### [EXERCISE DETAILS]
Begin with the first line below and retype each line exactly through the line containing "import * as". Any pictures are to be left out.
○ ○ ○
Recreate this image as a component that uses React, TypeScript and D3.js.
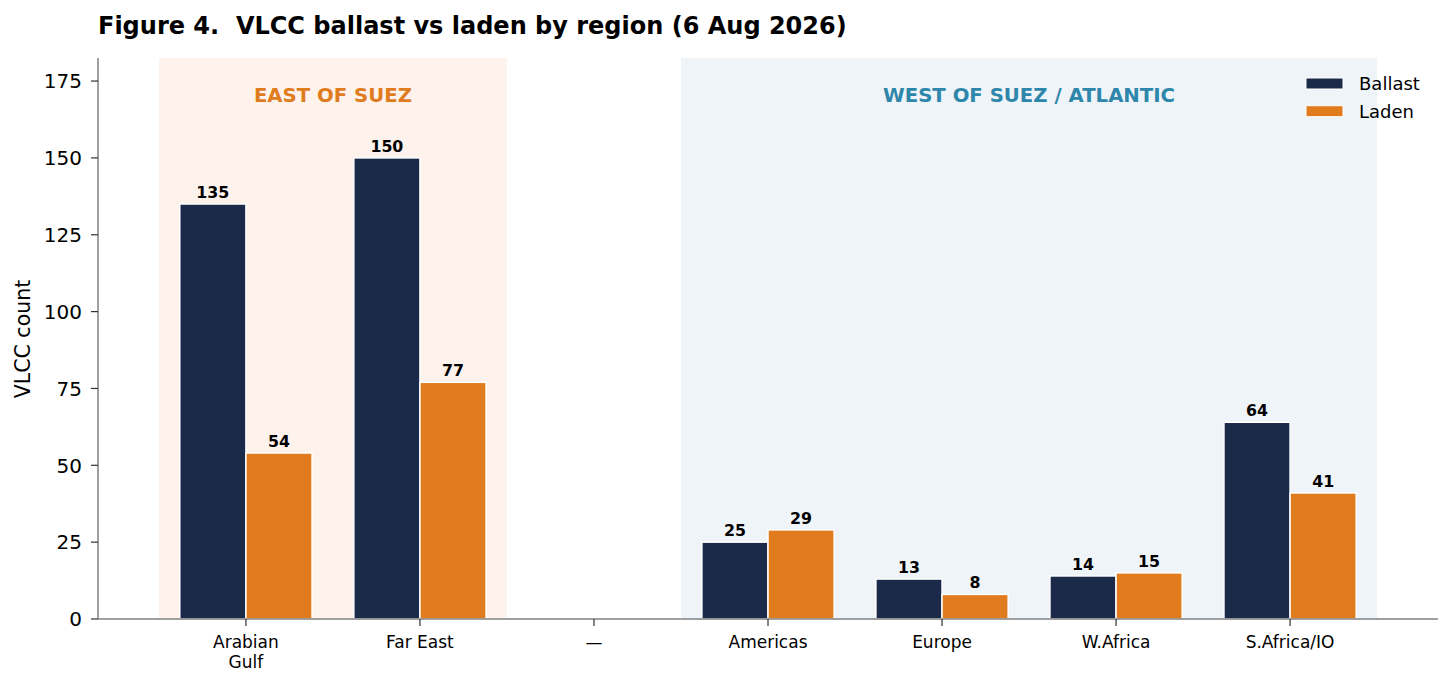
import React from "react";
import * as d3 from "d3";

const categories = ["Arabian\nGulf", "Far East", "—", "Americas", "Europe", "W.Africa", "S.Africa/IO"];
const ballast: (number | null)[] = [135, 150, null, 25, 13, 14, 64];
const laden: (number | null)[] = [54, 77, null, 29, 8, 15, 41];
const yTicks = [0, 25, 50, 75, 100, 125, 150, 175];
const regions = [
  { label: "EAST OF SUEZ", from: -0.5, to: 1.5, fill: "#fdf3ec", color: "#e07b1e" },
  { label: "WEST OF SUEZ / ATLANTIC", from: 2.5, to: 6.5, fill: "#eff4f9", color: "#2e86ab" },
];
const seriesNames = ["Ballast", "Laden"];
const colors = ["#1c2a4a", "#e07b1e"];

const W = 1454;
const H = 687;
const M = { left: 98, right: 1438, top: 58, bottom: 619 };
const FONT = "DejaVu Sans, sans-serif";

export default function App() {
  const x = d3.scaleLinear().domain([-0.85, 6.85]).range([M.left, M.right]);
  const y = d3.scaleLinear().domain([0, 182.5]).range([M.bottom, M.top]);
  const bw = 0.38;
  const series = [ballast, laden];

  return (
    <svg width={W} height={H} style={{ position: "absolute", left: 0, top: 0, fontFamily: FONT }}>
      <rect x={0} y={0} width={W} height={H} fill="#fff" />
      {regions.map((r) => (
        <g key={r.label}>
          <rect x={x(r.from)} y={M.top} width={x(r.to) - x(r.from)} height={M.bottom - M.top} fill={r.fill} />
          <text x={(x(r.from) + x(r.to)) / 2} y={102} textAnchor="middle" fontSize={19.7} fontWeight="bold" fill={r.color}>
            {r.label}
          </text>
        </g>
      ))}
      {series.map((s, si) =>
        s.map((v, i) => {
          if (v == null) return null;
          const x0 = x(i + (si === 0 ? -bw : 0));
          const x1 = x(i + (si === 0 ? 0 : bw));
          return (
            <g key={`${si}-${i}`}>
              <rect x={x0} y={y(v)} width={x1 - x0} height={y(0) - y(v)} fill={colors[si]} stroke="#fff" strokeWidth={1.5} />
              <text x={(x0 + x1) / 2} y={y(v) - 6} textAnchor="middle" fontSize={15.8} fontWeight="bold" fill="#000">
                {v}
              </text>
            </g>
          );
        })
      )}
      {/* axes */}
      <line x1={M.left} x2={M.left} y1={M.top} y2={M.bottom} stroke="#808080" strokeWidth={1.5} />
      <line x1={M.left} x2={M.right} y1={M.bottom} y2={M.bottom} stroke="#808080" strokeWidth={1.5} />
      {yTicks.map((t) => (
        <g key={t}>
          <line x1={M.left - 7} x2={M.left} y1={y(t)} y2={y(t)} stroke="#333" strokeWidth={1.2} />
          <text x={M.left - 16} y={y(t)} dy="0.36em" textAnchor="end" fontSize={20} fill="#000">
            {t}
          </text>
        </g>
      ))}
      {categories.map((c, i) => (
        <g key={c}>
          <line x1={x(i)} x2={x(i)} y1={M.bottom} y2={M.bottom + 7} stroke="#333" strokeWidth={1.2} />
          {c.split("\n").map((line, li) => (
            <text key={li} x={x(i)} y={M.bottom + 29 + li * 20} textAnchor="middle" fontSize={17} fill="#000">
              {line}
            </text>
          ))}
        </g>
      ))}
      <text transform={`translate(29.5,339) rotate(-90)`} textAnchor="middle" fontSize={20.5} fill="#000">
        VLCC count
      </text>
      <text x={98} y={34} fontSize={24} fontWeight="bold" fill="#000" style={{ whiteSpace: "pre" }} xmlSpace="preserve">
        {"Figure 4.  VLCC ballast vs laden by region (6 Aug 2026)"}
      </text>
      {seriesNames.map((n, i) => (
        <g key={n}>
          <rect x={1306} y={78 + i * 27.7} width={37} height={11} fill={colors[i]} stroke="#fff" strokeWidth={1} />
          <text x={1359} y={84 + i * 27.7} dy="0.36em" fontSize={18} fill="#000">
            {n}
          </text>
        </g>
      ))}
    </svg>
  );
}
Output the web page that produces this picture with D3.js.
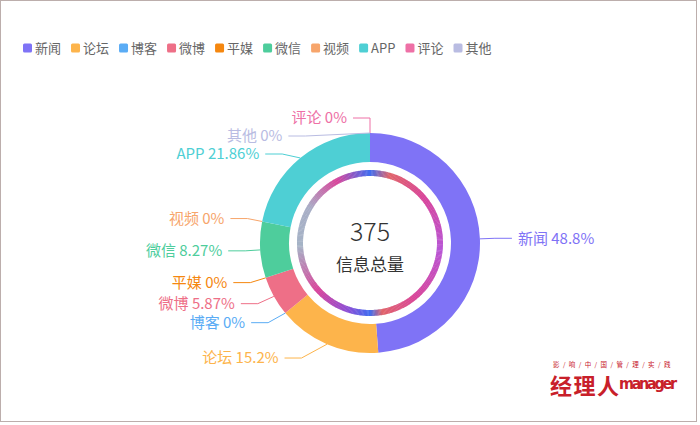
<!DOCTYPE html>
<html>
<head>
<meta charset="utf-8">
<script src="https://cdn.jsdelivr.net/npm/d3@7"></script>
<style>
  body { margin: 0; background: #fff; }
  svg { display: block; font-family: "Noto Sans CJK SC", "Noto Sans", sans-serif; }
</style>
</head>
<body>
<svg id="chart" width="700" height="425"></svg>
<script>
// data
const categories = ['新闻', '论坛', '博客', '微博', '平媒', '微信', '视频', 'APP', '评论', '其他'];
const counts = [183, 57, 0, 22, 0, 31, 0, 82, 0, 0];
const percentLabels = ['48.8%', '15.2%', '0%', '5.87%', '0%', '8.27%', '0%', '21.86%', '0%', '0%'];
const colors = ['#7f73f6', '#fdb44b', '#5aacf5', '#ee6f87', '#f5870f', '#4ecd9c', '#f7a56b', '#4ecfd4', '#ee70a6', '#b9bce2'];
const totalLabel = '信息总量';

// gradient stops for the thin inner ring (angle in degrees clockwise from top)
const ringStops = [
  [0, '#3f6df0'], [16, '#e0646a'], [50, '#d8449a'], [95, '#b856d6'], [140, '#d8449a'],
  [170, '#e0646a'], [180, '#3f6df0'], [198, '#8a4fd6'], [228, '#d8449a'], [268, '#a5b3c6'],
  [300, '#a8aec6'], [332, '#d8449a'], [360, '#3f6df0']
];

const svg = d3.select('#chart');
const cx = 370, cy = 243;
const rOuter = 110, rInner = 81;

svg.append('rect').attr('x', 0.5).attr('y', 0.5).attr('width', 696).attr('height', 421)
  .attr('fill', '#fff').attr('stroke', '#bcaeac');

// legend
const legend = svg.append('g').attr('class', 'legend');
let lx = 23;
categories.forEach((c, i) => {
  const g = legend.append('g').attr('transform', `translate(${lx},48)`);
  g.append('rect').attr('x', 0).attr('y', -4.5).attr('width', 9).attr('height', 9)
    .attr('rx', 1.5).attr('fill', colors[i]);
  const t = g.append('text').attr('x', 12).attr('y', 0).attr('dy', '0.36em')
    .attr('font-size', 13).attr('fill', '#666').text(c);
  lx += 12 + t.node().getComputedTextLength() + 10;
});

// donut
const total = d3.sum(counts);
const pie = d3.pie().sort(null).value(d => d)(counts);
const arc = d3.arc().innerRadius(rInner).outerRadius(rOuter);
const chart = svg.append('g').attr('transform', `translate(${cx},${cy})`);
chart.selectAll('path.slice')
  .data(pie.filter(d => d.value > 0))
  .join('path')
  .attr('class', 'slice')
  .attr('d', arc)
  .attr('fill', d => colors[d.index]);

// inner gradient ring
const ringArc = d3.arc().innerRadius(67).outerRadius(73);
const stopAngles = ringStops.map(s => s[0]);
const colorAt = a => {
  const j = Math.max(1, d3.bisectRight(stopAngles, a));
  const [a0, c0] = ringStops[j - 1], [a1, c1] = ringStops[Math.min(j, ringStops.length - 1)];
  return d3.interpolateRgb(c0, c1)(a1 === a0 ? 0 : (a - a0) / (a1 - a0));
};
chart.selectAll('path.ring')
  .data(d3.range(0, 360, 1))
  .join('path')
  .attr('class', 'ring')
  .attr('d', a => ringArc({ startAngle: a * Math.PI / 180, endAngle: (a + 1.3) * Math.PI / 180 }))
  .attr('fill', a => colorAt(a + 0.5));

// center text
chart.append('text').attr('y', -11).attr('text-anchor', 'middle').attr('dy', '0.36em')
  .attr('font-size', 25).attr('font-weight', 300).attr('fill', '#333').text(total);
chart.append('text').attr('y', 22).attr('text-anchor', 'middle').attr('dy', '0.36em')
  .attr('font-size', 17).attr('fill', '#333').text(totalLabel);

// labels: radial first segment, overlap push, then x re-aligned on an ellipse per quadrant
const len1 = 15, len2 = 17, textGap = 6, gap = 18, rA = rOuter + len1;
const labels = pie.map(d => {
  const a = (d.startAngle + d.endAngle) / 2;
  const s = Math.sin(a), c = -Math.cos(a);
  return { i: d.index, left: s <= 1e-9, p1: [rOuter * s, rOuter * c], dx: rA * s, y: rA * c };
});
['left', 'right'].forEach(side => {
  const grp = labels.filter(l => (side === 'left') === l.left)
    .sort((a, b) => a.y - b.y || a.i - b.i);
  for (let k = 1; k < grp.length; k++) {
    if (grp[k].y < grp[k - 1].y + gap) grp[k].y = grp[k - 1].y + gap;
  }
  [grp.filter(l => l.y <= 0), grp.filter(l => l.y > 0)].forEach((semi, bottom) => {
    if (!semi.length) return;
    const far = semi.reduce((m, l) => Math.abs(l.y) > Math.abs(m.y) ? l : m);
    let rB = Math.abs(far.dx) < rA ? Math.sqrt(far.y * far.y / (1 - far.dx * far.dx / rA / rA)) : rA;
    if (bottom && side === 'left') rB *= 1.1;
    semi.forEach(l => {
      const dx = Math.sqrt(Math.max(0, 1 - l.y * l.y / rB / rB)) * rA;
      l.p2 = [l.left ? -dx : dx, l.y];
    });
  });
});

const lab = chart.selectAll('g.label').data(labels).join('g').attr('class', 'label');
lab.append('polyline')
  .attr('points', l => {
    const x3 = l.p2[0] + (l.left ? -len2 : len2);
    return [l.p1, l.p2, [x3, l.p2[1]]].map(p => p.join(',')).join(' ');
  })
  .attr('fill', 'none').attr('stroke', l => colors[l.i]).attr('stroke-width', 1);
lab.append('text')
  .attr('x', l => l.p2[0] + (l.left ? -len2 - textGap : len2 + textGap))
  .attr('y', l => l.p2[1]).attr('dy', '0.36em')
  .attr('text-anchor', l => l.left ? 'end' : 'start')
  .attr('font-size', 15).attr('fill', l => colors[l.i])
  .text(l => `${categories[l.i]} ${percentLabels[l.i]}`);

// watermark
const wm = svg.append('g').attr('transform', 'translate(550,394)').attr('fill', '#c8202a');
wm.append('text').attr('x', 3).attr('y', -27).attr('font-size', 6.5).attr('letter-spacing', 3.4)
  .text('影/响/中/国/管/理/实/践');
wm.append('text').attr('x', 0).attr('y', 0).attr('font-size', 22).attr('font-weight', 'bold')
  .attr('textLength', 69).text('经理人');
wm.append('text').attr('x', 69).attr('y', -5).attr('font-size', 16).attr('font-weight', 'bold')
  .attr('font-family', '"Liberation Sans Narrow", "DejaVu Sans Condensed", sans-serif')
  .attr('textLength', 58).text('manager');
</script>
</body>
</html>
○ ○ ○
### [OUTPUT]
Recreate this image as a component that uses React, TypeScript and D3.js.
import React from "react";
import * as d3 from "d3";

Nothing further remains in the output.